10. In the second part of Kapitalisierung you are writing about synthetic finance – the financial capitalism – itself, with its exotic operative instruments, which plays an essential role in neo-liberal governance. Real economy has already been substituted by financial economy in large parts, the acceleration of this economy has already reached unimaginable measures. With this comes the transformation human subjectivity – you also talk in depth about technology, machines etc. It seems that human consciousness is becoming a pure means of technological processes that control it all the way down. What are the possible lines of flight?

11. It seems that your critique of Left Accelerationism is in line with that of Nick Land, where he – in interview – argues that »If you’re saying, complete the capitalist process, that means that all the policy recommendations, if there are any, are maximally beneficial to the vitality and dynamism of capitalism.
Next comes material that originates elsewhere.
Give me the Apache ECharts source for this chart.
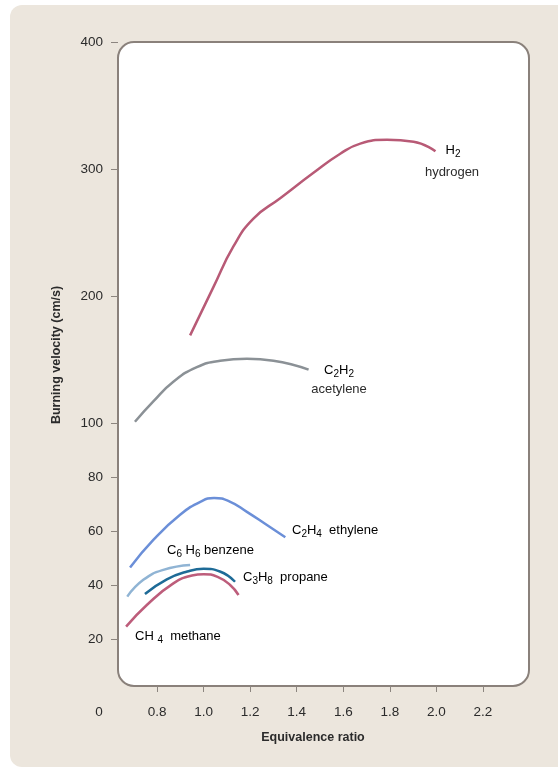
<!DOCTYPE html>
<html><head><meta charset="utf-8">
<script src="https://cdn.jsdelivr.net/npm/echarts@6/dist/echarts.min.js"></script>
<style>html,body{margin:0;padding:0;background:#fff}#c{width:558px;height:769px}</style>
</head><body><div id="c"></div>
<script>
// Data (equivalence ratio, burning velocity cm/s)
var hydrogenX = [0.942, 1.042, 1.128, 1.214, 1.329, 1.472, 1.587, 1.673, 1.788, 1.902, 1.996];
var hydrogenY = [169, 207, 239, 261, 277, 297, 312, 320, 323, 321.5, 314];
var acetyleneX = [0.705, 0.784, 0.870, 0.971, 1.071, 1.186, 1.300, 1.451];
var acetyleneY = [101, 117, 132.5, 144, 149, 150.5, 149, 142];
var ethyleneX = [0.684, 0.784, 0.899, 0.99, 1.045, 1.11, 1.186, 1.272, 1.351];
var ethyleneY = [46.5, 56.7, 66, 71, 72.2, 71, 67.1, 62.2, 57.7];
var benzeneX = [0.672, 0.741, 0.827, 0.942];
var benzeneY = [35.7, 41.9, 45.6, 47.4];
var propaneX = [0.748, 0.842, 0.93, 1.0, 1.07, 1.135];
var propaneY = [36.7, 42.1, 45.0, 46.0, 45.0, 41.2];
var methaneX = [0.667, 0.756, 0.870, 0.95, 1.0, 1.06, 1.114, 1.150];
var methaneY = [24.6, 32.6, 40.6, 43.5, 44.0, 43.0, 40.0, 36.3];
var xTicks = [0.8, 1.0, 1.2, 1.4, 1.6, 1.8, 2.0, 2.2];
var yTicksUpper = [200, 300, 400];
var yTicksLower = [20, 40, 60, 80, 100];

function pairs(xs, ys) { return xs.map(function (x, i) { return [x, ys[i]]; }); }

var FONT = '"Liberation Sans", Arial, Helvetica, sans-serif';
var TXT = '#2b2b2b';
var rich = {
  n: { fontSize: 13, fontFamily: FONT, color: TXT, lineHeight: 18, verticalAlign: 'middle' },
  s: { fontSize: 10, fontFamily: FONT, color: TXT, lineHeight: 18, verticalAlign: 'bottom' }
};
function label(x, y, text, align) {
  return { type: 'text', x: x, y: y, z: 50, style: { text: text, rich: rich, align: align || 'left', verticalAlign: 'middle' } };
}
function plain(x, y, text, align) {
  return { type: 'text', x: x, y: y, z: 50, style: { text: text, font: '13px ' + FONT, fill: TXT, align: align || 'left', verticalAlign: 'middle' } };
}

var chart = echarts.init(document.getElementById('c'), null, { renderer: 'canvas' });
var xCommon = {
  type: 'value', min: 0.6, max: 2.4,
  splitLine: { show: false }, axisLine: { show: false }
};
var yCommon = {
  type: 'value', offset: -7.5, splitLine: { show: false }, axisLine: { show: false },
  axisTick: { show: true, length: 7, lineStyle: { color: '#8c857f', width: 1 } },
  axisLabel: { show: true, margin: 15, fontSize: 13.5, color: TXT, fontFamily: FONT }
};

var lineSeries = function (name, data, color, xi) {
  return { name: name, type: 'line', xAxisIndex: xi, yAxisIndex: xi, data: data, smooth: 0.5, showSymbol: false,
    lineStyle: { color: color, width: 2.5 }, z: 5 };
};

chart.setOption({
  animation: false,
  grid: [
    { left: 110.5, right: 28.5, top: 42, height: 381 },
    { left: 110.5, right: 28.5, top: 423, height: 270 }
  ],
  xAxis: [
    Object.assign({}, xCommon, { gridIndex: 0, axisTick: { show: false }, axisLabel: { show: false } }),
    Object.assign({}, xCommon, { gridIndex: 1, offset: -7,
      axisTick: { show: true, length: 6, customValues: xTicks, lineStyle: { color: '#8c857f' } },
      axisLabel: { show: true, customValues: xTicks, margin: 19, fontSize: 13.5, color: TXT, fontFamily: FONT,
        formatter: function (v) { return v.toFixed(1); } } })
  ],
  yAxis: [
    Object.assign({}, yCommon, { gridIndex: 0, min: 100, max: 400,
      axisTick: Object.assign({}, yCommon.axisTick, { customValues: yTicksUpper }),
      axisLabel: Object.assign({}, yCommon.axisLabel, { customValues: yTicksUpper }) }),
    Object.assign({}, yCommon, { gridIndex: 1, min: 0, max: 100,
      axisTick: Object.assign({}, yCommon.axisTick, { customValues: yTicksLower }),
      axisLabel: Object.assign({}, yCommon.axisLabel, { customValues: yTicksLower }) })
  ],
  graphic: [
    { type: 'rect', z: -20, shape: { x: 10, y: 5, width: 560, height: 762, r: 12 }, style: { fill: '#ece6dd' } },
    { type: 'rect', z: -10, shape: { x: 118, y: 42, width: 411, height: 644, r: 16 }, style: { fill: '#ffffff', stroke: '#8a817b', lineWidth: 2 } },
    { type: 'text', x: 99, y: 712, z: 50, style: { text: '0', font: '13.5px ' + FONT, fill: TXT, align: 'center', verticalAlign: 'middle' } },
    { type: 'text', x: 313, y: 738, z: 50, style: { text: 'Equivalence ratio', font: 'bold 12.5px ' + FONT, fill: TXT, align: 'center', verticalAlign: 'middle' } },
    { type: 'text', x: 57, y: 355, rotation: Math.PI / 2, z: 50, style: { text: 'Burning velocity (cm/s)', font: 'bold 12.5px ' + FONT, fill: TXT, align: 'center', verticalAlign: 'middle' } },
    label(453, 150, '{n|H}{s|2}', 'center'),
    plain(452, 172, 'hydrogen', 'center'),
    label(339, 370, '{n|C}{s|2}{n|H}{s|2}', 'center'),
    plain(339, 389, 'acetylene', 'center'),
    label(292, 530, '{n|C}{s|2}{n|H}{s|4}{n|  ethylene}', 'left'),
    label(167, 550, '{n|C}{s|6}{n| H}{s|6}{n| benzene}', 'left'),
    label(243, 577, '{n|C}{s|3}{n|H}{s|8}{n|  propane}', 'left'),
    label(135, 636, '{n|CH }{s|4}{n|  methane}', 'left')
  ],
  series: [
    lineSeries('H2 hydrogen', pairs(hydrogenX, hydrogenY), '#b85a76', 0),
    lineSeries('C2H2 acetylene', pairs(acetyleneX, acetyleneY), '#8b9196', 0),
    lineSeries('C2H4 ethylene', pairs(ethyleneX, ethyleneY), '#6b8fd8', 1),
    lineSeries('C6H6 benzene', pairs(benzeneX, benzeneY), '#90b4d4', 1),
    lineSeries('C3H8 propane', pairs(propaneX, propaneY), '#1e6b97', 1),
    lineSeries('CH4 methane', pairs(methaneX, methaneY), '#bd5d7b', 1)
  ]
});
</script></body></html>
So there is a structural necessity there can be no difference between pro- and anti-capitalist in this accelerationist framework.«

12. At the cental point of Marx’s capital is profit as a psychologial trait of capitalists – ‘if they don’t seek profit, they cannot be capitalists’ seems to be the idea behind it. But what if this is just too antropocentric and there exists some alien force behind capitalism, where the central notion becomes competition? Since it seems pretty clear that humans are less and less in control of capital – it’s the other way around. What is there to be done? Will humans – as Negarestani sees it – need to see their reason as divided from their subjectivity – hence the reason is something nonhuman, which will evolve because of the world that is almost entirely governed by algorithms, where money, in its selfreferential quality, is calculating methodically?

13. In 2015 you’ve started the web platform non.copyriot.com. What are the main ideas behind it and how is it curated?